After I leave ABS headquarters, I walk along Independence Mall and randomly stop tourists for street interviews, asking what religious liberty means to them. A Southeast Asian family tell me they think of it as “being able to choose whatever religion you want to pray.” Richard, sporting a Phillies cap, tells me he thinks religious liberty is an essential part of our political heritage. Then he defines it entirely in terms of freedom from religion. “It’s why the government can’t establish a religious state.”
A group of Jewish tourists from England say they’ll answer my questions so long as I point them afterward toward the Liberty Bell. Deal. Then they define religious liberty as the right to practice your own faith, with two caveats. One, “you don’t encroach on other people,” and, two “you can’t just make it up!” We chat briefly about how religion is not personal philosophy or moral whim.
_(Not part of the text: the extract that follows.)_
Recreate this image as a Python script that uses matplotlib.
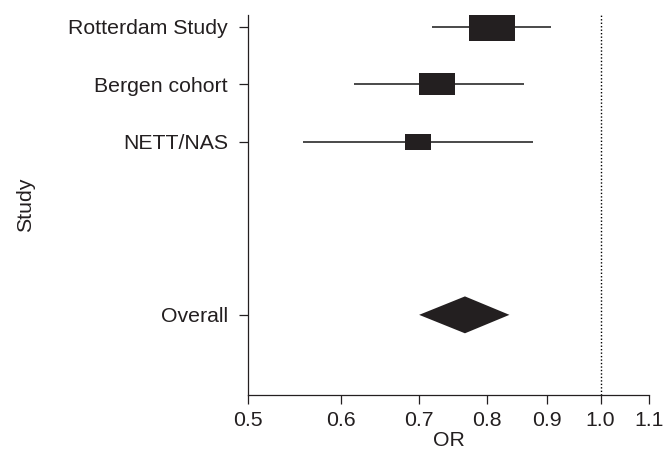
import numpy as np
import matplotlib
matplotlib.use("Agg")
import matplotlib.pyplot as plt
from matplotlib.path import Path

plt.rcParams['font.family'] = ['Liberation Sans', 'DejaVu Sans']

studies = ["Rotterdam Study", "Bergen cohort", "NETT/NAS"]
study_or = [0.808, 0.725, 0.698]
study_lo = [0.718, 0.616, 0.557]
study_hi = [0.907, 0.860, 0.876]
study_weight = [53.0, 30.0, 16.0]

overall_label = "Overall"
overall_or = 0.766
overall_lo = 0.700
overall_hi = 0.836

xticks = [0.5, 0.6, 0.7, 0.8, 0.9, 1.0, 1.1]
xticklabels = ["0.5", "0.6", "0.7", "0.8", "0.9", "1.0", "1.1"]

fig = plt.figure(figsize=(6.65, 4.51), dpi=100)
ax = fig.add_axes([248/665, 1-395/451, (649-248)/665, (395-15)/451])
ax.set_xscale('log')

ypos = [0, 1, 2]
y_overall = 5
dark = '#231f20'

# box marker with aspect ~1.63
aspect = 0.61
rect = Path([(-1, -aspect), (1, -aspect), (1, aspect), (-1, aspect), (-1, -aspect)],
            [Path.MOVETO, Path.LINETO, Path.LINETO, Path.LINETO, Path.CLOSEPOLY])

for y, o, lo, hi, w in zip(ypos, study_or, study_lo, study_hi, study_weight):
    ax.plot([lo, hi], [y, y], color='#3a3a3a', lw=1.3, solid_capstyle='butt', zorder=2)
    ms = 6.45 * np.sqrt(w) * 0.72
    ax.plot([o], [y], marker=rect, markersize=ms, color=dark, markeredgewidth=0, zorder=3)

# diamond
ax.fill([overall_lo, overall_or, overall_hi, overall_or],
        [y_overall, y_overall - 0.32, y_overall, y_overall + 0.32],
        color=dark, lw=0, zorder=3)

ax.axvline(1.0, color='black', linestyle=(0, (1, 1.5)), lw=1.0, zorder=1)

ax.set_xlim(0.5, 1.1)
ax.set_ylim(6.39, -0.2)
ax.set_xticks(xticks)
ax.set_xticklabels(xticklabels)
ax.xaxis.set_minor_locator(matplotlib.ticker.NullLocator())
ax.set_yticks(ypos + [y_overall])
ax.set_yticklabels(studies + [overall_label])

for s in ['top', 'right']:
    ax.spines[s].set_visible(False)
for s in ['left', 'bottom']:
    ax.spines[s].set_linewidth(0.9)
    ax.spines[s].set_color('#231f20')

fs = 15.3
ax.tick_params(axis='both', labelsize=fs, length=6.5, width=0.9, colors='#231f20')
ax.tick_params(axis='y', pad=8)
ax.tick_params(axis='x', pad=5)
ax.set_xlabel("OR", fontsize=fs, labelpad=1, color='#231f20')
ax.set_ylabel("Study", fontsize=fs, labelpad=24, color='#231f20')

fig.savefig("out.png", dpi=100)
Its origin is outside the individual, in what the prophets or Thomas Aquinas or Martin Luther King Jr. would identify as eternal law.
Then I keep up my end of the bargain and direct the group toward the pavilion that houses the Liberty Bell. Before they walk away, one of them wants to make sure I am aware of something: Did I know that the inscription on the Liberty Bell is from the Torah? “Leviticus 25:10,” proudly notes a bearded man in a yarmulke named Bernard.
“Proclaim liberty throughout all the land unto all the inhabitants thereof.”
What could be more American than that?